Google is showing off a new translation tool that’s even more dynamic and powerful than its Translate app. The tool, called Translatotron, converts speech directly and spits it out back in the user’s own voice, to boot.
Translatotron is a first-of-its-kind translation model that can directly translate speech into another language instead of converting speech to text then converting that back to speech. Usually, speech translation uses automatic speech recognition to convert speech into text, then uses text-to-speech software to generate a translation. But in this new model, there could be less errors in translation. Google hopes this end-to-end technique will open up future developments in terms of converting speech to another language.
As Google explains, Translatotron utilizes a sequence-to-sequence network model that takes a voice input, processes it as a spectrogram, and creates a new spectrogram in a target language. As a result, translations are much faster and less likely to harbor errors along the way. Because the tool works with spectrograms, it can make use of an optional speaker encoder that closely resembles the source voice. That means not only can the Translatotron translate speeches from one language directly into another, it can also match the user’s cadence, pitch, and other facets that make their voice unique.
As Engadget notes, the mimicry isn’t perfect. The resulting voice still sounds robotic, but it does maintain some elements of a speaker’s voice. Audio samples are available on Google Research’s GitHub page. It doesn’t always get it right, sure. But as with any innovation, it’ll take some time before this is perfected. In any case, it’s a start.

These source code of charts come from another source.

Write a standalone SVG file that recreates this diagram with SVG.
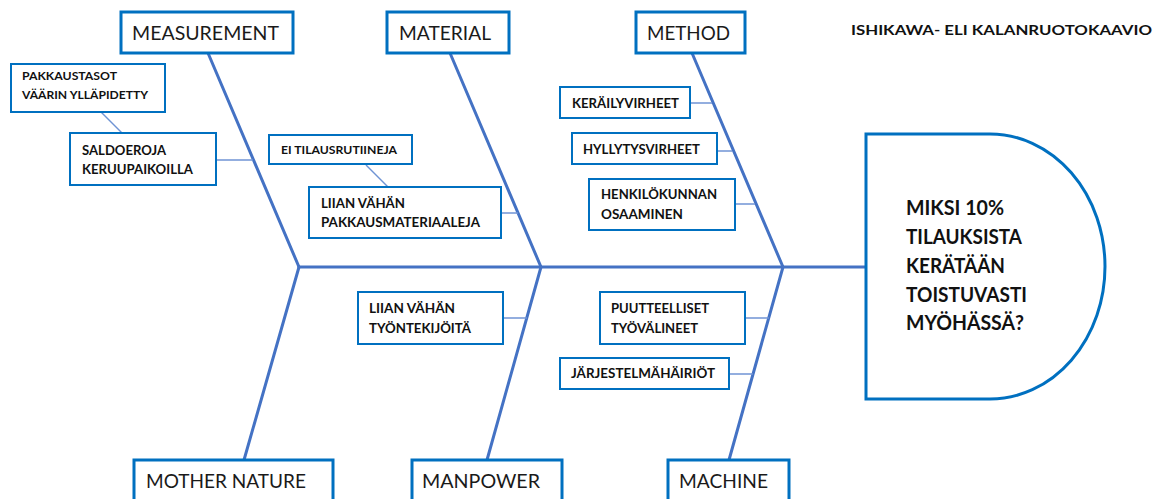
<svg xmlns="http://www.w3.org/2000/svg" width="1168" height="499" viewBox="0 0 1168 499">
  <style>
    .cat { fill: #ffffff; stroke: #0070C0; stroke-width: 3; }
    .sub { fill: #ffffff; stroke: #0070C0; stroke-width: 2; }
    .head { fill: #ffffff; stroke: #0070C0; stroke-width: 3; }
    .bone { stroke: #4472C4; stroke-width: 3; fill: none; stroke-linecap: round; }
    .twig { stroke: #6F93D4; stroke-width: 1.5; fill: none; }
    .catText { font-family: Lato, "Open Sans", "Liberation Sans", sans-serif; font-size: 20px; fill: #1a1a1a; }
    .subText { font-family: Lato, "Open Sans", "Liberation Sans", sans-serif; font-size: 13px; font-weight: bold; fill: #111111; }
    .smallText { font-family: Lato, "Open Sans", "Liberation Sans", sans-serif; font-size: 12px; font-weight: bold; fill: #111111; }
    .headText { font-family: Lato, "Open Sans", "Liberation Sans", sans-serif; font-size: 20px; font-weight: bold; fill: #111111; }
    .title { font-family: Lato, "Open Sans", "Liberation Sans", sans-serif; font-size: 14px; font-weight: bold; fill: #111111; }
  </style>
  <rect width="1168" height="499" fill="#ffffff"/>

  <!-- spine, bones and twigs -->
  <g id="connectors">
    <line class="bone" x1="299" y1="267" x2="866" y2="267"/>
    <line class="bone" x1="208" y1="53" x2="299" y2="267"/>
    <line class="bone" x1="450" y1="53" x2="541" y2="267"/>
    <line class="bone" x1="692" y1="53" x2="783" y2="267"/>
    <line class="bone" x1="299" y1="267" x2="244" y2="460"/>
    <line class="bone" x1="541" y1="267" x2="487" y2="460"/>
    <line class="bone" x1="783" y1="267" x2="729" y2="460"/>

    <line class="twig" x1="101" y1="112" x2="122" y2="133"/>
    <line class="twig" x1="216" y1="160" x2="253" y2="160"/>
    <line class="twig" x1="366" y1="165" x2="388" y2="187"/>
    <line class="twig" x1="501" y1="213" x2="518" y2="213"/>
    <line class="twig" x1="690" y1="103" x2="712" y2="103"/>
    <line class="twig" x1="717" y1="151" x2="732" y2="151"/>
    <line class="twig" x1="735" y1="204" x2="755" y2="204"/>
    <line class="twig" x1="503" y1="318" x2="527" y2="318"/>
    <line class="twig" x1="745" y1="318" x2="769" y2="318"/>
    <line class="twig" x1="729" y1="374" x2="753" y2="374"/>
  </g>

  <!-- category boxes -->
  <g id="measurement">
    <rect class="cat" x="121" y="12" width="172" height="41"/>
    <text class="catText" x="132" y="40" textLength="147" lengthAdjust="spacingAndGlyphs">MEASUREMENT</text>
  </g>
  <g id="material">
    <rect class="cat" x="387" y="12" width="122" height="41"/>
    <text class="catText" x="399" y="40" textLength="92" lengthAdjust="spacingAndGlyphs">MATERIAL</text>
  </g>
  <g id="method">
    <rect class="cat" x="636" y="12" width="109" height="41"/>
    <text class="catText" x="647" y="40" textLength="83" lengthAdjust="spacingAndGlyphs">METHOD</text>
  </g>
  <g id="mother-nature">
    <rect class="cat" x="134" y="460" width="199" height="50"/>
    <text class="catText" x="146" y="488" textLength="160" lengthAdjust="spacingAndGlyphs">MOTHER NATURE</text>
  </g>
  <g id="manpower">
    <rect class="cat" x="412" y="460" width="150" height="50"/>
    <text class="catText" x="422" y="488" textLength="118" lengthAdjust="spacingAndGlyphs">MANPOWER</text>
  </g>
  <g id="machine">
    <rect class="cat" x="668" y="460" width="121" height="50"/>
    <text class="catText" x="679" y="488" textLength="89" lengthAdjust="spacingAndGlyphs">MACHINE</text>
  </g>

  <!-- cause boxes -->
  <g id="pakkaustasot">
    <rect class="sub" x="11" y="64" width="154" height="48"/>
    <text class="smallText" x="22" y="80" textLength="95" lengthAdjust="spacingAndGlyphs">PAKKAUSTASOT</text>
    <text class="smallText" x="22" y="99" textLength="126" lengthAdjust="spacingAndGlyphs">VÄÄRIN YLLÄPIDETTY</text>
  </g>
  <g id="saldoeroja">
    <rect class="sub" x="70" y="133" width="146" height="52"/>
    <text class="subText" x="82" y="155" textLength="84" lengthAdjust="spacingAndGlyphs">SALDOEROJA</text>
    <text class="subText" x="82" y="174" textLength="111" lengthAdjust="spacingAndGlyphs">KERUUPAIKOILLA</text>
  </g>
  <g id="ei-tilausrutiineja">
    <rect class="sub" x="269" y="135" width="143" height="29"/>
    <text class="smallText" x="281" y="154" textLength="116" lengthAdjust="spacingAndGlyphs">EI TILAUSRUTIINEJA</text>
  </g>
  <g id="pakkausmateriaaleja">
    <rect class="sub" x="309" y="187" width="192" height="51"/>
    <text class="subText" x="321" y="208" textLength="84" lengthAdjust="spacingAndGlyphs">LIIAN VÄHÄN</text>
    <text class="subText" x="321" y="227" textLength="159" lengthAdjust="spacingAndGlyphs">PAKKAUSMATERIAALEJA</text>
  </g>
  <g id="kerailyvirheet">
    <rect class="sub" x="560" y="87" width="130" height="31"/>
    <text class="subText" x="572" y="108" textLength="107" lengthAdjust="spacingAndGlyphs">KERÄILYVIRHEET</text>
  </g>
  <g id="hyllytysvirheet">
    <rect class="sub" x="572" y="133" width="145" height="31"/>
    <text class="subText" x="583" y="154" textLength="117" lengthAdjust="spacingAndGlyphs">HYLLYTYSVIRHEET</text>
  </g>
  <g id="henkilokunnan-osaaminen">
    <rect class="sub" x="589" y="179" width="146" height="51"/>
    <text class="subText" x="601" y="199" textLength="116" lengthAdjust="spacingAndGlyphs">HENKILÖKUNNAN</text>
    <text class="subText" x="601" y="219" textLength="82" lengthAdjust="spacingAndGlyphs">OSAAMINEN</text>
  </g>
  <g id="tyontekijoita">
    <rect class="sub" x="358" y="292" width="145" height="52"/>
    <text class="subText" x="369" y="313" textLength="86" lengthAdjust="spacingAndGlyphs">LIIAN VÄHÄN</text>
    <text class="subText" x="369" y="333" textLength="102" lengthAdjust="spacingAndGlyphs">TYÖNTEKIJÖITÄ</text>
  </g>
  <g id="tyovalineet">
    <rect class="sub" x="600" y="292" width="145" height="52"/>
    <text class="subText" x="611" y="313" textLength="98" lengthAdjust="spacingAndGlyphs">PUUTTEELLISET</text>
    <text class="subText" x="611" y="333" textLength="87" lengthAdjust="spacingAndGlyphs">TYÖVÄLINEET</text>
  </g>
  <g id="jarjestelmahairiot">
    <rect class="sub" x="560" y="358" width="169" height="31"/>
    <text class="subText" x="571" y="378" textLength="144" lengthAdjust="spacingAndGlyphs">JÄRJESTELMÄHÄIRIÖT</text>
  </g>

  <!-- problem head -->
  <g id="problem">
    <path class="head" d="M866,134 H990 A115,132.5 0 0 1 990,399 H866 Z"/>
    <text class="headText" x="906" y="215" textLength="98" lengthAdjust="spacingAndGlyphs">MIKSI 10%</text>
    <text class="headText" x="906" y="244" textLength="116" lengthAdjust="spacingAndGlyphs">TILAUKSISTA</text>
    <text class="headText" x="906" y="273" textLength="99" lengthAdjust="spacingAndGlyphs">KERÄTÄÄN</text>
    <text class="headText" x="906" y="302" textLength="121" lengthAdjust="spacingAndGlyphs">TOISTUVASTI</text>
    <text class="headText" x="906" y="330" textLength="118" lengthAdjust="spacingAndGlyphs">MYÖHÄSSÄ?</text>
  </g>

  <g id="title">
    <text class="title" x="851" y="35" textLength="301" lengthAdjust="spacingAndGlyphs">ISHIKAWA- ELI KALANRUOTOKAAVIO</text>
  </g>
</svg>
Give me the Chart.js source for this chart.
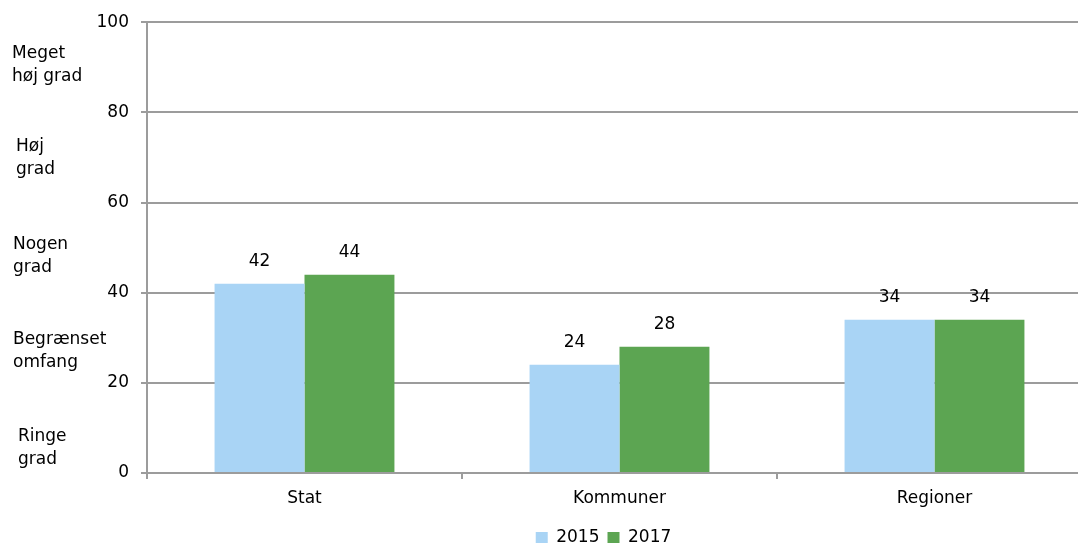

“To the best of our knowledge, Translatotron is the first end-to-end model that can directly translate speech from one language into speech in another language,” Google writes in its blog post. “It is also able to retain the source speaker’s voice in the translated speech.”
To gauge its efficiency and translation quality, Google used the BLEU rubrics of measurement. Though the results lag behind a conventional translation system, Google says it has demonstrated the feasibility of the end-to-end direct speech-to-speech translation. What’s more, Translatotron achieved more accurate translations than baseline cascade translations.
Details about the Translatotron tool is laid out in more detail in a just-published paper called “Direct speech-to-speech translation with a sequence-to-sequence model.” The tool comes a month after Google introduced SpecAugment, an artificial intelligence model that combines computer vision and a bevy of techniques to glean words from spectrogram imagery.